Membuka media sosial, artinya siap dengan segala arus informasi yang masuk dan kita serap. Seringnya kita akan menemui ujaran kebencian dan sumpah serapah. Lebih lagi, saat banjir seperti ini masih saja ada yang mengumbar kalimat tak elok bahwa yang membangun posko di kawasan pengungsian banjir adalah hal yang cetek.
Dari kalangan kita sendiri, ada yang sholat jalan tapi mendukung kelaliman juga jalan. Ada yang memegahkan masjid, tapi sunyi hatinya, kakinya berat melangkah ke sana. Dan perut-perut yang selalu minta diisi, dan haram yang tak disadari.
Gemuruh pertempuran di dunia maya sesungguhnya tak jauh dari gemuruhnya di dunia nyata—dan hati. Dan Baginda Rasulullah Saw memiliki nasihat yang match sekali dengan kondisi kita saat ini.
Rasulullah SAW bersabda :
“Akan datang suatu zaman atas manusia:
- Perut-perut mereka menjadi Tuhan-tuhan mereka.
- Perempuan-perempuan mereka menjadi kiblat mereka.
- Dinar-dinar (uang) mereka menjadi agama mereka.
- Kehormatan mereka terletak pada kekayaan mereka.
Waktu itu, tidak tersisa dari iman kecuali namanya saja.
Tidak tersisa dari Islam kecuali ritual-ritualnya saja.
Tidak tersisa Al-Quran kecuali sebatas kajiannya saja.
Masjid-masjid mereka makmur, akan tetapi hati mereka kosong dari petunjuk (hidayah).
Ulama-ulama mereka menjadi makhluk Allah yang paling buruk di permukaan bumi.
Kalau terjadi zaman seperti itu, Allah akan menyiksa mereka dan menimpakan kepada mereka empat perkara (azab):
- Kekejaman para penguasa,
- Kekeringan pada masa,
- Kezaliman para pejabat,
- Ketidakadilan para hakim.
Maka heranlah para sahabat mendengar penjelasan Rasulullah.

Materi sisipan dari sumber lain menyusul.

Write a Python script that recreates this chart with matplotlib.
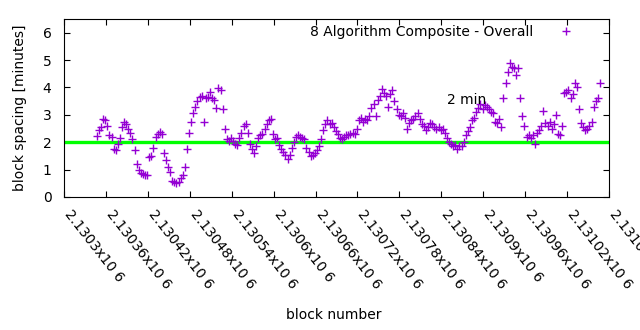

Mereka bertanya,
“Wahai Rasul Allah, apakah mereka ini menyembah berhala ?”
Nabi SAW menjawab, “Ya ! Bagi mereka, setiap dirham (uang) menjadi berhala (dipertuhan/disembah)…..” (Hadist Muttafaq ‘alaih)
Sebagai muslim yang mencoba terus baik dari hari ke hari, sebenarnya kita punya upaya defensive agar terhindar dari hal-hal yang merendahkan harga diri dan merendahkan iman.
Satu diantaranya adalah bergaul dengan orang-orang yang sholeh, yang mengajak kepada kabaikan.
“Seseorang yang duduk (berteman) dengan orang sholih dan orang yang jelek adalah bagaikan berteman dengan pemilik minyak misk dan pandai besi. Jika engkau tidak dihadiahkan minyak misk olehnya, engkau bisa membeli darinya atau minimal dapat baunya. Adapun berteman dengan pandai besi, jika engkau tidak mendapati badan atau pakaianmu hangus terbakar, minimal engkau dapat baunya yang tidak enak.” (HR. Bukhari no. 2101, dari Abu Musa)
Berteman dengan pengucap kotor, telinga pun akan terbiasa dengar ujaran kotor. Lambat laun lidah ikut terayun.